Are you addicted to checking email on your phone? Do you think your spouse is addicted? If so, you’re not alone. Check out this great FREE video seminar recorded at MIT:
http://deimos3.apple.com/WebObjects/Core.woa/Browse/mit.edu.1405705794
These days you don’t have to interview too many people to find someone who admits to checking his email right before he falls asleep, before he gets out of bed in the morning, when he pulls up to each and every stop light, as he is walking though the mall, while he is sitting in a movie at the theater, etc.
If that’s you, you’re addicted. If that’s partly you. You’re still addicted, and the addiction may actually get worse.
[No, Twin Bees didn’t coin the term CrackBerry.]
There are DOZENS of benefits to having mobile access to email, including:
- Take advantage of new opportunities in real time, as they come in
- Respond immediately to new customer inquiries
- Provide fast, top-notch service to clients, answering questions and concerns more quickly
- Spend more time out of the office by being able to communicate remotely, anywhere.
And there are as many CONS to constantly having email access:
- You’ll concentrate LESS on what or who is right in front of you (colleague, YOUR KIDS, the game, work, etc.)
- Creates constant (but minor) stress in the back of your head, i.e. I wonder what’s happening with ____ project or person?
- Dangerous: If used while driving, riding a bike, walking across the street, etc.
- You’re never really disconnected, and never get to enjoy a true mental vacation, day off, or weekend off.

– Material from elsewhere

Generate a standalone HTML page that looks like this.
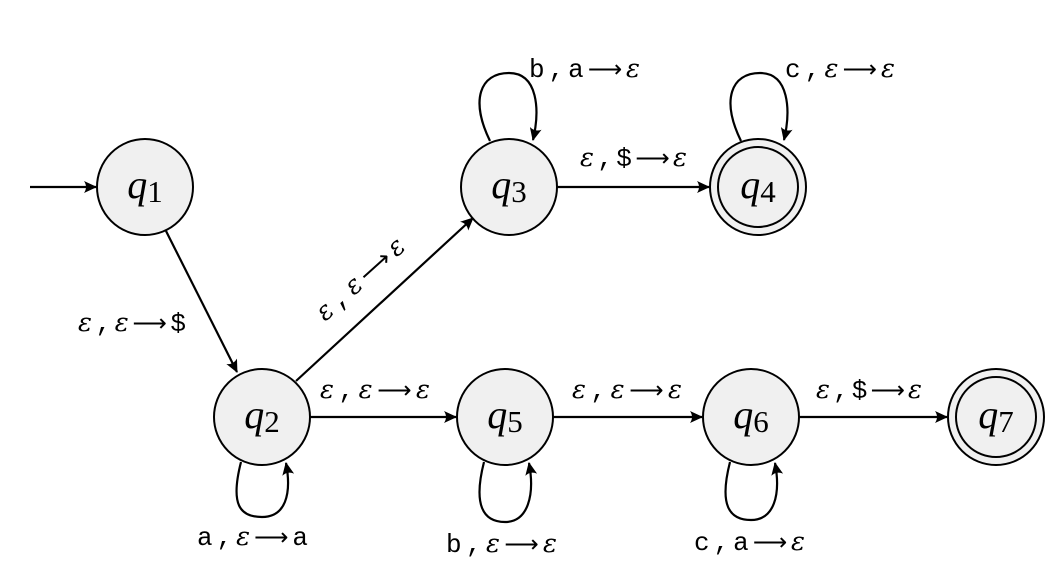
<!DOCTYPE html>
<html><head><style>
html,body{margin:0;padding:0;background:#fff}
svg{display:block}
.t{font-family:"Liberation Mono",monospace;font-size:26px;fill:#000}
.e{font-family:"DejaVu Serif",serif;font-style:italic;font-size:26px}
.r{font-family:"DejaVu Sans",sans-serif;font-size:24px}
.q{font-family:"Liberation Serif",serif;font-style:italic;font-size:40px}
.s{font-family:"Liberation Serif",serif;font-size:31px;font-style:normal}
</style></head><body>
<svg width="1056" height="566" viewBox="0 0 1056 566" xmlns="http://www.w3.org/2000/svg">
<defs>
<marker id="a" markerWidth="14" markerHeight="12" refX="12" refY="6" orient="auto" markerUnits="userSpaceOnUse">
<path d="M0,0 Q4,6 0,12 L13,6 Z" fill="#000"/>
</marker>
</defs>
<g fill="none" stroke="#000" stroke-width="2.2">
<line x1="30" y1="187" x2="96" y2="187" marker-end="url(#a)"/>
<line x1="166" y1="231" x2="237" y2="372" marker-end="url(#a)"/>
<line x1="296" y1="381" x2="473" y2="218" marker-end="url(#a)"/>
<line x1="557" y1="187" x2="709" y2="187" marker-end="url(#a)"/>
<line x1="310" y1="417" x2="456" y2="417" marker-end="url(#a)"/>
<line x1="553" y1="417" x2="702" y2="417" marker-end="url(#a)"/>
<line x1="799" y1="417" x2="947" y2="417" marker-end="url(#a)"/>
<path d="M490,141 C470,100 480,73 509,73 C538,73 540,110 533,140" marker-end="url(#a)"/>
<path d="M741,141 C721,100 731,73 760,73 C789,73 791,110 784,140" marker-end="url(#a)"/>
<path d="M241,462 C230,505 240,517 262,517 C285,517 292,495 286,463" marker-end="url(#a)"/>
<path d="M484,462 C473,505 483,522 505,522 C528,522 535,495 529,463" marker-end="url(#a)"/>
<path d="M730,462 C719,505 729,520 751,520 C774,520 781,495 775,463" marker-end="url(#a)"/>
</g>
<g fill="#f0f0f0" stroke="#000" stroke-width="2">
<circle cx="145" cy="187" r="48"/>
<circle cx="262" cy="417" r="48"/>
<circle cx="509" cy="187" r="48"/>
<circle cx="758" cy="187" r="48"/>
<circle cx="758" cy="187" r="40"/>
<circle cx="505" cy="417" r="48"/>
<circle cx="751" cy="417" r="48"/>
<circle cx="996" cy="417" r="48"/>
<circle cx="996" cy="417" r="40"/>
</g>
<g class="q" text-anchor="middle">
<text x="145" y="198">q<tspan class="s" dy="4">1</tspan></text>
<text x="262" y="428">q<tspan class="s" dy="4">2</tspan></text>
<text x="509" y="198">q<tspan class="s" dy="4">3</tspan></text>
<text x="758" y="198">q<tspan class="s" dy="4">4</tspan></text>
<text x="505" y="428">q<tspan class="s" dy="4">5</tspan></text>
<text x="751" y="428">q<tspan class="s" dy="4">6</tspan></text>
<text x="996" y="428">q<tspan class="s" dy="4">7</tspan></text>
</g>
<g class="t">
<text x="529" y="77" textLength="111" lengthAdjust="spacing">b,a<tspan class="r">⟶</tspan><tspan class="e">ε</tspan></text>
<text x="785" y="77" textLength="110" lengthAdjust="spacing">c,<tspan class="e">ε</tspan><tspan class="r">⟶</tspan><tspan class="e">ε</tspan></text>
<text x="580" y="166" textLength="107" lengthAdjust="spacing"><tspan class="e">ε</tspan>,$<tspan class="r">⟶</tspan><tspan class="e">ε</tspan></text>
<text x="78" y="331" textLength="108" lengthAdjust="spacing"><tspan class="e">ε</tspan>,<tspan class="e">ε</tspan><tspan class="r">⟶</tspan>$</text>
<text x="320" y="398" textLength="110" lengthAdjust="spacing"><tspan class="e">ε</tspan>,<tspan class="e">ε</tspan><tspan class="r">⟶</tspan><tspan class="e">ε</tspan></text>
<text x="572" y="398" textLength="110" lengthAdjust="spacing"><tspan class="e">ε</tspan>,<tspan class="e">ε</tspan><tspan class="r">⟶</tspan><tspan class="e">ε</tspan></text>
<text x="816" y="398" textLength="106" lengthAdjust="spacing"><tspan class="e">ε</tspan>,$<tspan class="r">⟶</tspan><tspan class="e">ε</tspan></text>
<text x="197" y="545" textLength="111" lengthAdjust="spacing">a,<tspan class="e">ε</tspan><tspan class="r">⟶</tspan>a</text>
<text x="446" y="552" textLength="111" lengthAdjust="spacing">b,<tspan class="e">ε</tspan><tspan class="r">⟶</tspan><tspan class="e">ε</tspan></text>
<text x="694" y="550" textLength="111" lengthAdjust="spacing">c,a<tspan class="r">⟶</tspan><tspan class="e">ε</tspan></text>
<text x="0" y="0" transform="translate(325,322) rotate(-42)" textLength="110" lengthAdjust="spacing"><tspan class="e">ε</tspan>,<tspan class="e">ε</tspan><tspan class="r">⟶</tspan><tspan class="e">ε</tspan></text>
</g>
</svg>
</body></html>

In a book that I recently read, the auther notes that he only checks email for 30 minutes, once per week! As the CEO of a very large company, he says, “by not checking email and not getting back to people quickly, they have stopped writing to me, and I am no longer expected to put out their fires. In many cases the problems have simply stopped developing in the first place since they know I am not there to fix them.”
Oh, he also never checks his office voicemail. His outgoing office voicemail message tells callers to send him an email instead. Then, he uses auto-reply on his email to tell people that he will get back to them in a week when he checks his email. “But if it’s an emergency, call my cell phone, if you have the number.”
This is a perfect scenario for some people. Wouldn’t work for me, but could work for you.